SPORTS>>Big day arrives at last for Archarcharch

By TODD TRAUB
Leader sports editor

It has been a long three weeks.

Arkansas Derby winner Archarcharch, owned by Jacksonville salvage-yard owner Bob Yagos and his wife Val, will run in today’s $2.2 million Kentucky Derby at Churchill Downs.

Post time is 5:24 p.m.

Archarcharch will go off at 10-1 and run from the difficult, No. 20 post position in the 137th running of the race.

But at least the colt is finally running.

“The Arkansas Derby, it’s a long three weeks waiting for the Kentucky Derby,” Yagos said. “When you’ve got cheap horses you don’t worry about it so much, but when you’ve got a horse running in Grade I races you start worrying about the time between and what can happen and all that kind of stuff.”

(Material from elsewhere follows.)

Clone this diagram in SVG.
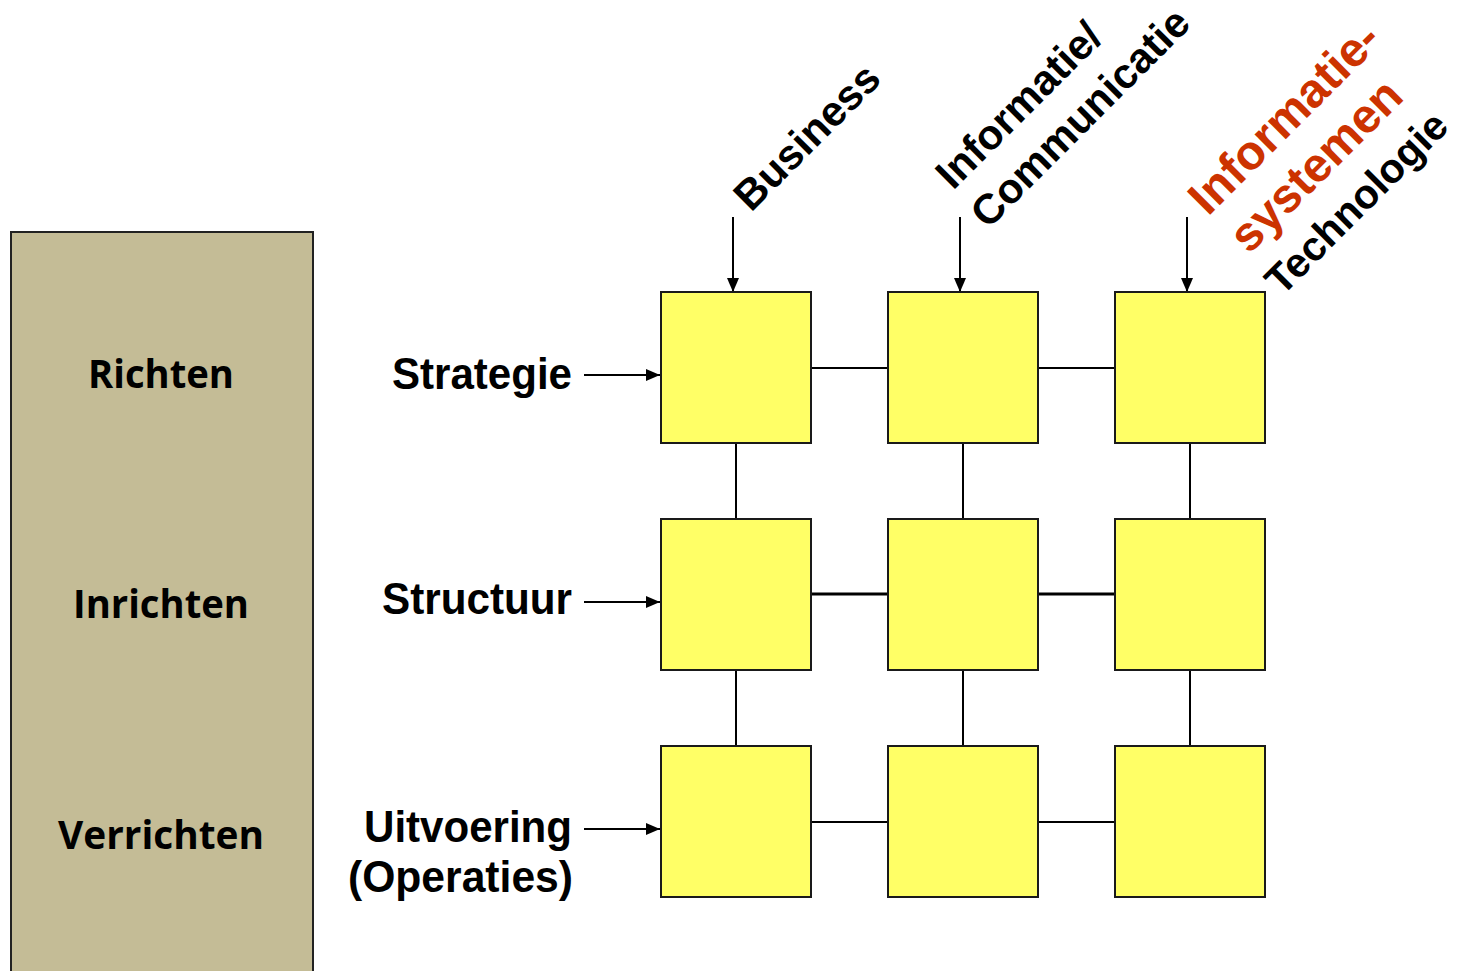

And Archarcharch is definitely not a cheap horse, though compared to the offers the colt has drawn, his original sale price of $60,000 looks relatively inexpensive.

Yagos bought Archarcharch after trainer Rick Fires picked him out at the Keeneland September Yearling sale in Louisville.

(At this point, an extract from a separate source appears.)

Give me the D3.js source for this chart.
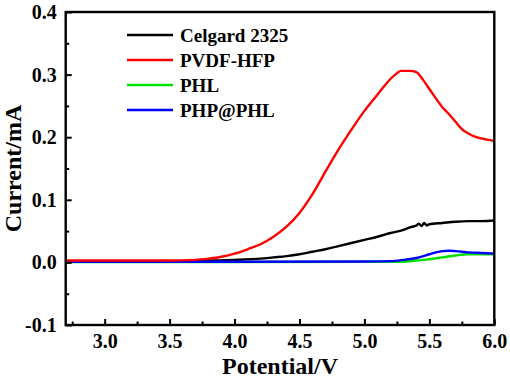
<!DOCTYPE html>
<html><head><meta charset="utf-8">
<script src="https://cdn.jsdelivr.net/npm/d3@7/dist/d3.min.js"></script>
<style>body{margin:0;background:#fff}svg{display:block}text{font-family:"Liberation Serif","Times New Roman",serif;font-weight:bold;fill:#000}</style>
</head><body><svg id="c" width="510" height="379"></svg>
<script>
const seriesNames = ["Celgard 2325","PVDF-HFP","PHL","PHP@PHL"];
const seriesColors = ["#000000","#ff0000","#00e000","#0000ff"];
const celgardV = [2.7,3.5,3.8,4.0,4.2,4.3,4.4,4.5,4.6,4.7,4.8,4.9,5.0,5.1,5.2,5.3,5.35,5.4,5.42,5.44,5.46,5.48,5.5,5.6,5.7,5.8,5.9,6.0];
const celgardI = [0.002,0.002,0.003,0.004,0.006,0.008,0.010,0.013,0.017,0.021,0.026,0.031,0.036,0.041,0.047,0.052,0.056,0.059,0.062,0.058,0.063,0.059,0.061,0.063,0.065,0.066,0.066,0.067];
const pvdfV = [2.7,3.5,3.7,3.8,3.9,4.0,4.1,4.2,4.3,4.4,4.5,4.6,4.7,4.8,4.9,5.0,5.1,5.15,5.2,5.25,5.28,5.35,5.4,5.45,5.5,5.55,5.6,5.65,5.7,5.75,5.8,5.85,5.9,6.0];
const pvdfI = [0.003,0.003,0.004,0.006,0.009,0.014,0.021,0.029,0.041,0.057,0.079,0.109,0.145,0.180,0.212,0.242,0.268,0.281,0.293,0.302,0.306,0.306,0.304,0.292,0.277,0.262,0.248,0.237,0.225,0.213,0.206,0.201,0.198,0.194];
const phlV = [2.7,4.0,5.0,5.3,5.4,5.5,5.6,5.7,5.8,5.9,6.0];
const phlI = [0.0005,0.0006,0.0008,0.001,0.003,0.005,0.008,0.011,0.013,0.013,0.013];
const phpV = [2.7,4.0,5.0,5.2,5.3,5.4,5.5,5.55,5.6,5.65,5.7,5.8,5.9,6.0];
const phpI = [0.001,0.001,0.0015,0.002,0.004,0.007,0.013,0.016,0.018,0.0185,0.018,0.016,0.015,0.014];
const xTicks = [3.0,3.5,4.0,4.5,5.0,5.5,6.0];
const yTicks = [-0.1,0.0,0.1,0.2,0.3,0.4];

const svg = d3.select("#c");
const L=65.7,R=494.3,T=12,B=325;
const x = d3.scaleLinear().domain([2.7,6.0]).range([L,R]);
const y = d3.scaleLinear().domain([-0.1,0.4]).range([B,T]);
const fmt = d=>d.toFixed(1);

const data = [[celgardV,celgardI],[pvdfV,pvdfI],[phlV,phlI],[phpV,phpI]];
const line = d3.line().x(d=>x(d[0])).y(d=>y(d[1])).curve(d3.curveMonotoneX);
[2,0,3,1].forEach(i=>{
  const pts = data[i][0].map((v,k)=>[v,data[i][1][k]]);
  svg.append("path").attr("d",line(pts)).attr("fill","none").attr("stroke",seriesColors[i]).attr("stroke-width",2.4);
});

svg.append("g").attr("transform",`translate(0,${B})`)
  .call(d3.axisBottom(x).tickValues(xTicks).tickFormat(fmt).tickSizeInner(-6).tickSizeOuter(0).tickPadding(9));
svg.append("g").attr("transform",`translate(${L},0)`)
  .call(d3.axisLeft(y).tickValues(yTicks).tickFormat(fmt).tickSizeInner(-6).tickSizeOuter(0).tickPadding(9));
svg.append("g").attr("transform",`translate(0,${B})`)
  .call(d3.axisBottom(x).tickValues(d3.range(2.75,6.0,0.5)).tickFormat("").tickSizeInner(-3.5).tickSizeOuter(0));
svg.append("g").attr("transform",`translate(${L},0)`)
  .call(d3.axisLeft(y).tickValues(d3.range(-0.05,0.4,0.1)).tickFormat("").tickSizeInner(-3.5).tickSizeOuter(0));
svg.selectAll(".domain").remove();
svg.selectAll(".tick line").attr("stroke","#000").attr("stroke-width",2);
svg.selectAll(".tick text").style("font-size","20px").attr("fill","#000");
svg.append("rect").attr("x",L).attr("y",T).attr("width",R-L).attr("height",B-T)
  .attr("fill","none").attr("stroke","#000").attr("stroke-width",2.4);

svg.append("text").attr("x",(L+R)/2).attr("y",374).attr("text-anchor","middle").style("font-size","24px").text("Potential/V");
svg.append("text").attr("transform",`translate(21,${(T+B)/2}) rotate(-90)`).attr("text-anchor","middle").style("font-size","24px").text("Current/mA");

seriesNames.forEach((n,i)=>{
  const yy = 35 + i*25;
  svg.append("line").attr("x1",127).attr("x2",173).attr("y1",yy).attr("y2",yy).attr("stroke",seriesColors[i]).attr("stroke-width",2.6);
  svg.append("text").attr("x",180).attr("y",yy).attr("dy","0.35em").style("font-size","19px").text(n);
});
</script></body></html>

Yagos left the actual evaluation up to Fires, 70, the veteran trainer.

Yagos said there are a couple of immediate factors a horse buyer considers — how the horse looks and how he acts.

“You first look at his conformation and his temperament and how he handles everything at the sale,” Yagos said. “Because usually at that one sale there’s 5,000 horses and probably 500 buyers standing around a small ring watching the horses.”

Obviously a well proportioned, athletic-looking horse who can handle himself in a crowd would seem ideally suited to the demands of racing, but a buyer must consider more, Yagos said.

“Then you go look at his pedigree,” Yagos said. “They’ve got sales books where you look at the pedigree and then decide.”

A buyer offered $500,000 after Archarcharch broke his maiden in the $60,000 Sugar Bowl Stakes on Dec. 18. The price went up to $800,000 heading into Archarcharch’s 3-year-old debut at the $100,000 Smarty Jones Stakes at Hot Springs’ Oaklawn Park in January.

After Archarcharch won the $250,000 Grade III Southwest Stakes in February, Yagos had three $2 million offers and was negotiating with a fourth, who planned to race Archarcharch in Dubai, United Arab Emirates.

But in what has become a near legendary story, Val Yagos had a change of heart when the contract was held up on a deadline technicality, and Archarcharch came off the market.

The Yagoses didn’t want to break up Archarcharch, Fires, 70, and his son in law and jockey Jon Court, 50. Archarcharch, with Court aboard, then went on to win the Arkansas Derby to make today’s race.

“This is the first time for us, the first time for our trainer and the first time for our jockey,” Yagos said.